Rumors are a fact of life, no less so in organizations. People, natural storytellers, love to hear rumors and pass them along, even faster with the computer.

" Hearsay" includes rumors and gossip and has been around as long as human communication. (See R. Rosnow and Fine, G.A. Rumor and Gossip: The Social Psychology of Hearsay, NY, 1976) Gossip is always about people; rumors may or may not involve people but are always speculative. Rumors are packaged with presumed backing often in a preamble like, "You can’t repeat this." Or "A source at the top said..." People misrepresent others’ comments, reading things that are not there into what they hear.

While some people do better than others with change, few do well with uncertainty. Fears of the unknown, worse than fears of known specific change, arouse concerns of losing control. When people face uncertain situations, they exercise control with rumors, drawing conclusions without checking accuracy. They take a grain of truth and infuse it with their own fears and anxieties. Fueled by anxious uncertainty, these rumors pop up anywhere and spread along interpersonal relationships.

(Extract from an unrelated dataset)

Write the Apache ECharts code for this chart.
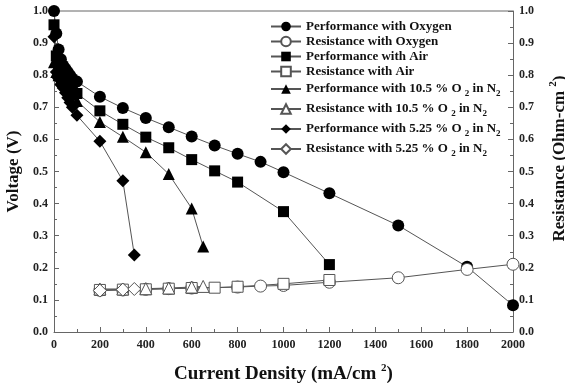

Surrounded by incomplete information, people try to make sense of the world around them. Knowing minimal facts, they make up the rest to build a credible, complete story. Any truth originally present is lost among more interesting additions that develop through distortion. The contrived story typically describes the worst case scenario as fact, in an effort to play it safe. People do all this as a protection from further loss of control.

Costs of Rumors to M&A Deals

In any organization rumors cost time wasted while people contrive and spread these stories, estimates of at least 15%. Wasted time translates into lowered productivity and increased production costs.

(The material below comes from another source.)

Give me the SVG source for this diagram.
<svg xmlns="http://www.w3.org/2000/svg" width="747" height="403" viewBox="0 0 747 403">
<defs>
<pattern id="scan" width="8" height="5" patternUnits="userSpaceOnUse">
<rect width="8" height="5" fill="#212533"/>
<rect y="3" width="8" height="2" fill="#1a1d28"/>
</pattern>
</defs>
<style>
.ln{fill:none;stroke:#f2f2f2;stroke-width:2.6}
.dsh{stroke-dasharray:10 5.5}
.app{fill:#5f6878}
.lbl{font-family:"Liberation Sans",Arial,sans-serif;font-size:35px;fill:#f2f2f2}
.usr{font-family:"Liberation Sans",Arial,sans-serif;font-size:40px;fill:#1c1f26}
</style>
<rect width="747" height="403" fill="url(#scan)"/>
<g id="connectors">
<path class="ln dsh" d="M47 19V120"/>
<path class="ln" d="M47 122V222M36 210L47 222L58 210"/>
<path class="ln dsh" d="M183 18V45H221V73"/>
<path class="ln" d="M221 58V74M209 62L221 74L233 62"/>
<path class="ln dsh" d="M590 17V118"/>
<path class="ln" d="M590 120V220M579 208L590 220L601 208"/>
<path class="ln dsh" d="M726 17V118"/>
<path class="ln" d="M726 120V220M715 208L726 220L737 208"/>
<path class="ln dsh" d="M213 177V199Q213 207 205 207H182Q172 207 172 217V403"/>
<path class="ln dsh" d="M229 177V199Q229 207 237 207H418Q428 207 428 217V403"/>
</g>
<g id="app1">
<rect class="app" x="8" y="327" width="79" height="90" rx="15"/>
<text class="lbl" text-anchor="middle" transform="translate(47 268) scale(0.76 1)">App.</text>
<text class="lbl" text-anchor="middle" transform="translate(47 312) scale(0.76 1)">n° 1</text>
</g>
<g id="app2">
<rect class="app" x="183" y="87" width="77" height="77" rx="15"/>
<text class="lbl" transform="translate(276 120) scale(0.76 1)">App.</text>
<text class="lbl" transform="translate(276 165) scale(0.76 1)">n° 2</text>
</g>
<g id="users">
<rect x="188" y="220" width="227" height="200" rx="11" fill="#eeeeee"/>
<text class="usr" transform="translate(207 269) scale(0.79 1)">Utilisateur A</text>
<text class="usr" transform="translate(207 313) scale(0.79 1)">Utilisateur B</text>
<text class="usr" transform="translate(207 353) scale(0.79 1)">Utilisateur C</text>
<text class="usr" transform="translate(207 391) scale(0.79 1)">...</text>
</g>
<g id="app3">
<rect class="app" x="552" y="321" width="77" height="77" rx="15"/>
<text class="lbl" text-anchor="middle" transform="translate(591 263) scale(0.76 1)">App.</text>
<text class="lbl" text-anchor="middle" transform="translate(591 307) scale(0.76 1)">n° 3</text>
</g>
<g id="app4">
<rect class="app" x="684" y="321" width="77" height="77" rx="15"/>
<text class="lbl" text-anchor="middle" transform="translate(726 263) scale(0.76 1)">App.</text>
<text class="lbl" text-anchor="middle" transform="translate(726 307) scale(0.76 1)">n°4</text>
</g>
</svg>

With an M&A in the works, the costs of rumors escalate. Employee rumors filter out to customers, stock owners and other stakeholders. They react by withholding orders, buying/selling stocks, etc. Business news media capture any story big enough to attract readers’ attention.

People involved at the grass roots of M&A deals know that such leaks disrupt the timing before due diligence. The acquirer looks to an early, unencumbered exploration for a beginning sense of whether the deal is worth pursuing with an expensive due diligence. Information tainted or biased by rumors brings little to no value.

Leaks during the due diligence phase have consequences like those described in the opening case. Employees, valued for certain unique contributions, hear rumors about their company being sold and rush to protect their own interests. The uncertainty of what will happen to them exerts a powerful force. In addition to time lost while preparing to leave, their less focused attention on work results in diminished productivity and quality.

Customers who fear changes in service levels or accustomed product quality seek out competitors, even ones rejected in the past. In their view, it is preferable to control things while they still have control. Lost valued customers and lost vital employees represent the two most often cited causes of M&As that disappoint parties to the deal.

M&A Rumor Avoidance and Management

Executives and managers must take a proactive approach that begins by acknowledging they can control neither what people will worry about nor what they will believe. Management credibility offers a powerful tool for this as it can both quell rumors and limit their formation. The best advice we know is to be clear, be early and be right.

If management belittles or discredits a rumor, the believers interpret this response as a criticism and cling more strongly to the story. Instead, managers must acknowledge a rumor’s existence and respond without defensiveness.

Planning all communication about the M&A well ahead and in detail provides another crucial step. Executives and managers who have not planned what will be communicated, to whom and when tend to "shoot from the hip." They say whatever comes to mind when questioned. Statements from someone with positional power carry more weight than others.

The costs of the Cisco deal, nearly double those projected, have yet to be recovered, almost 5 years later. Can a large, successful company absorb such these costs in today’s economy? The jury is still out.